The good news is that it boots and I can get into it. I've failed the brickify test.
The somewhat bad news is this:
[tdh@mrx ~]> dmesg | grep dfs Jan 28 01:21:33 mrx genunix: [ID 684969 kern.warning] WARNING: Cannot mount /system/dfs [tdh@mrx dfs]> cd /system/dfs [tdh@mrx dfs]> ls -la total 4 dr-xr-xr-x 2 root root 512 Jan 27 23:57 . drwxr-xr-x 5 root root 512 Jan 23 04:37 ..
I actually have to remove the /system/dfs from my prototype to get the final product. But I still need to know how I horked this all up. It isn't the symlink which is messed up, it is loading the sharefs module which is broken. Was it the merge? Or was it the blind copy into the OpenSolaris workspace? Or did a bug creep in? The other evil thought is that I've tested this on 64 bit sparc and 64 bit amd machines, but not 32 bit x86es. It could be a bug in the code.
Ouch, I put it on my new desktop (64bit AMD) and it panicked the box. I think it was not related - the backtrace was in usb (page fault in usb_ac:usb_ac_setup_connections+450 to be exact). As near as I can figure, it crashed while loading my Logitech QuickCam - see usb_ac.c. I just added that the other day, easy enough to pull for a stable system.
Note that I think it must be my QuickCam because it has a microphone and my SoundBlaster is PCI. And it is in some DEBUG code - which explains why I hadn't seen it before. I filed a new bug for it - Bug ID: 6518469 DEBUG build page faults when booting with an attached Logitech QuickCam.
Anyway, the system does put up a warning about mounting /system/dfs:
DEBUG enabled WARNING: system call missing from bind file WARNING: Cannot mount /system/dfs
I should have first booted this machine as a stock OpenSolaris install. Then I could have added my code. Anyway, it came up on the next boot. But I have no idea if it will crash at any time.
I'll look to see if there is a match to the backtrace of the core. As for my problem, I need to get the Solaris build finished and see how it works.
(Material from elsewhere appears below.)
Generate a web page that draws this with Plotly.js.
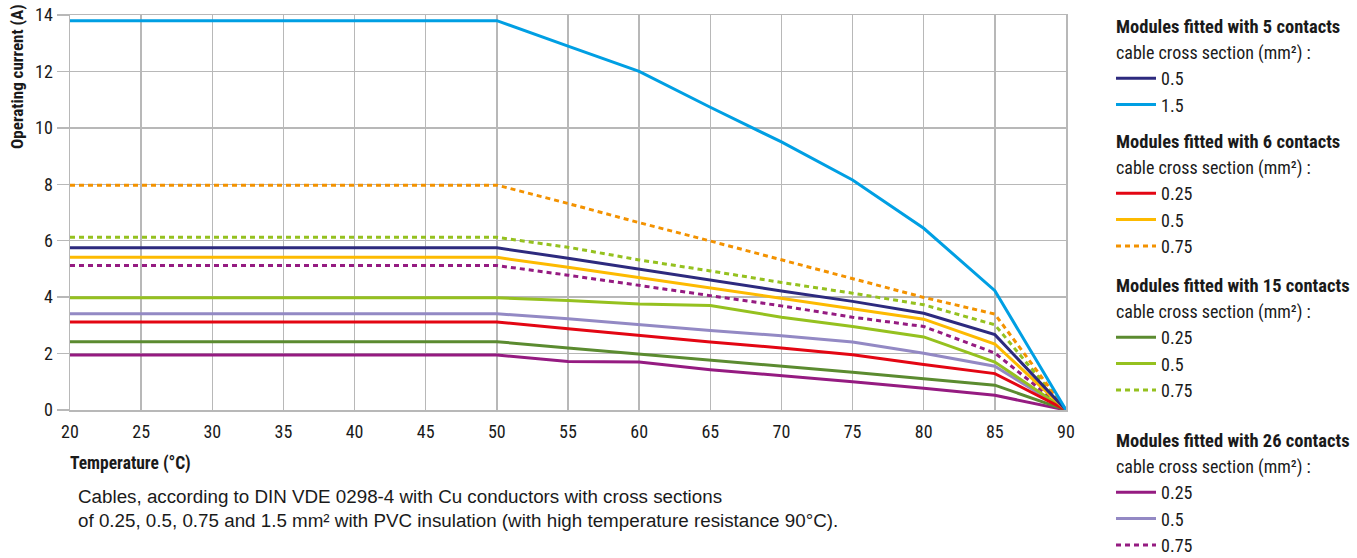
<!DOCTYPE html>
<html>
<head>
<meta charset="utf-8">
<script src="https://cdn.plot.ly/plotly-3.0.1.min.js"></script>
<style>html,body{margin:0;padding:0;background:#fff}#chart{width:1357px;height:558px}</style>
</head>
<body>
<div id="chart"></div>
<script>
// ---- data ----
const temperatures = [20, 50, 55, 60, 65, 70, 75, 80, 85, 90];

const c5_05   = [5.75, 5.75, 5.38, 4.99, 4.59, 4.22, 3.85, 3.43, 2.67, 0];
const c5_15   = [13.8, 13.8, 12.9, 12.0, 10.73, 9.5, 8.15, 6.44, 4.23, 0];

const c6_025  = [3.12, 3.12, 2.88, 2.64, 2.41, 2.20, 1.96, 1.61, 1.29, 0];
const c6_05   = [5.41, 5.41, 5.06, 4.69, 4.32, 3.96, 3.59, 3.22, 2.34, 0];
const c6_075  = [7.97, 7.97, 7.32, 6.64, 5.99, 5.32, 4.64, 3.99, 3.40, 0];

const c15_025 = [2.42, 2.42, 2.20, 1.99, 1.78, 1.57, 1.34, 1.11, 0.88, 0];
const c15_05  = [3.98, 3.98, 3.88, 3.76, 3.70, 3.29, 2.96, 2.59, 1.70, 0];
const c15_075 = [6.12, 6.12, 5.77, 5.32, 4.93, 4.52, 4.14, 3.73, 3.02, 0];

const c26_025 = [1.95, 1.95, 1.72, 1.70, 1.43, 1.22, 1.00, 0.77, 0.52, 0];
const c26_05  = [3.41, 3.41, 3.23, 3.02, 2.82, 2.63, 2.41, 2.01, 1.55, 0];
const c26_075 = [5.12, 5.12, 4.78, 4.41, 4.05, 3.69, 3.29, 2.96, 2.02, 0];

const xTicks = [20, 25, 30, 35, 40, 45, 50, 55, 60, 65, 70, 75, 80, 85, 90];
const yTicks = [0, 2, 4, 6, 8, 10, 12, 14];

const groupTitles = [
  "Modules fitted with 5 contacts",
  "Modules fitted with 6 contacts",
  "Modules fitted with 15 contacts",
  "Modules fitted with 26 contacts"
];
const subTitle = "cable cross section (mm²) :";
const xTitle = "Temperature (°C)";
const yTitle = "Operating current (A)";
const footnote = "Cables, according to DIN VDE 0298-4 with Cu conductors with cross sections<br>of 0.25, 0.5, 0.75 and 1.5 mm² with PVC insulation (with high temperature resistance 90°C).";

// ---- layout helpers ----
const W = 1357, H = 558;
const M = {l: 70, r: 291, t: 15, b: 147.5};
const PW = W - M.l - M.r, PH = H - M.t - M.b;
const px = x => (x - M.l) / PW;
const py = y => (H - M.b - y) / PH;
const cy = y => 1 - y / H;

const COND = '"Roboto Condensed", "DejaVu Sans Condensed", sans-serif';
const INK = '#1a1a1a';
const DASH = '5px,4px';

function tr(y, name, color, legend, dash) {
  return {
    x: temperatures, y: y, name: name, type: 'scatter', mode: 'lines',
    line: {color: color, width: 3, dash: dash || 'solid'},
    legend: legend, hoverinfo: 'skip'
  };
}

const data = [
  tr(c26_025, '0.25', '#951b81', 'legend4'),
  tr(c26_05,  '0.5',  '#9389c4', 'legend4'),
  tr(c26_075, '0.75', '#951b81', 'legend4', DASH),
  tr(c15_025, '0.25', '#5b8b30', 'legend3'),
  tr(c15_05,  '0.5',  '#95c11f', 'legend3'),
  tr(c15_075, '0.75', '#95c11f', 'legend3', DASH),
  tr(c6_025,  '0.25', '#e30613', 'legend2'),
  tr(c6_05,   '0.5',  '#fdba00', 'legend2'),
  tr(c6_075,  '0.75', '#f39200', 'legend2', DASH),
  tr(c5_05,   '0.5',  '#2d2a7e', 'legend'),
  tr(c5_15,   '1.5',  '#009fe3', 'legend')
];

function leg(topPx) {
  return {
    xref: 'container', yref: 'container', x: 1111 / W, y: cy(topPx),
    xanchor: 'left', yanchor: 'top', traceorder: 'normal',
    bgcolor: 'rgba(0,0,0,0)', borderwidth: 0, tracegroupgap: 0, itemwidth: 40,
    font: {family: COND, size: 18, color: INK}
  };
}

const headerCenters = [27, 142, 286, 442];
const annotations = [];
headerCenters.forEach((c, i) => {
  annotations.push({
    xref: 'paper', yref: 'paper', x: px(1114), y: py(c), xanchor: 'left', yanchor: 'middle',
    text: '<b>' + groupTitles[i] + '</b>', showarrow: false,
    font: {family: COND, size: 18.5, color: INK}
  });
  annotations.push({
    xref: 'paper', yref: 'paper', x: px(1114), y: py(c + 26), xanchor: 'left', yanchor: 'middle',
    text: subTitle, showarrow: false,
    font: {family: COND, size: 18, color: INK}
  });
});
annotations.push({
  xref: 'paper', yref: 'paper', x: px(17), y: py(77), xanchor: 'center', yanchor: 'middle',
  text: '<b>' + yTitle + '</b>', textangle: -90, showarrow: false,
  font: {family: COND, size: 17, color: INK}
});
annotations.push({
  xref: 'paper', yref: 'paper', x: px(68), y: py(464), xanchor: 'left', yanchor: 'middle',
  text: '<b>' + xTitle + '</b>', showarrow: false,
  font: {family: COND, size: 17.5, color: INK}
});
annotations.push({
  xref: 'paper', yref: 'paper', x: px(76), y: py(509), xanchor: 'left', yanchor: 'middle', align: 'left',
  text: footnote, showarrow: false,
  font: {family: '"Liberation Sans", Arial, sans-serif', size: 18.8, color: INK}
});

const layout = {
  width: W, height: H,
  margin: {l: M.l, r: M.r, t: M.t, b: M.b, pad: 0},
  paper_bgcolor: '#fff', plot_bgcolor: '#fff',
  font: {family: COND, size: 18, color: INK},
  showlegend: true,
  xaxis: {
    range: [20, 90], tickmode: 'array', tickvals: xTicks, ticktext: xTicks.map(String),
    showgrid: true, gridcolor: '#b8b8b8', gridwidth: 1.5,
    showline: true, linecolor: '#b8b8b8', linewidth: 1.5, mirror: true,
    zeroline: false, ticks: '', ticklabelstandoff: 5,
    tickfont: {family: COND, size: 18, color: INK}, fixedrange: true
  },
  yaxis: {
    range: [0, 14], tickmode: 'array', tickvals: yTicks, ticktext: yTicks.map(String),
    showgrid: true, gridcolor: '#b8b8b8', gridwidth: 1.5,
    showline: true, linecolor: '#b8b8b8', linewidth: 1.5, mirror: true,
    zeroline: false, ticks: 'outside', ticklen: 12, tickwidth: 1.5, tickcolor: '#b8b8b8',
    tickfont: {family: COND, size: 18, color: INK}, fixedrange: true
  },
  legend: leg(60),
  legend2: leg(175),
  legend3: leg(319),
  legend4: leg(474),
  annotations: annotations
};

Plotly.newPlot('chart', data, layout, {displayModeBar: false, staticPlot: true});
</script>
</body>
</html>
I'll just work my way back through the steps (checking my backups for changes). And if that doesn't work, I'll show you the painful way of debugging a live kernel.
By the way, failure is a good experience. I've caught a potential problem with my demo 3 days before I would if I waited until the conference. I've also caught a bug before the QA people did - which they would do once I let them play with the code. In all, this has been a good use of 5 hours.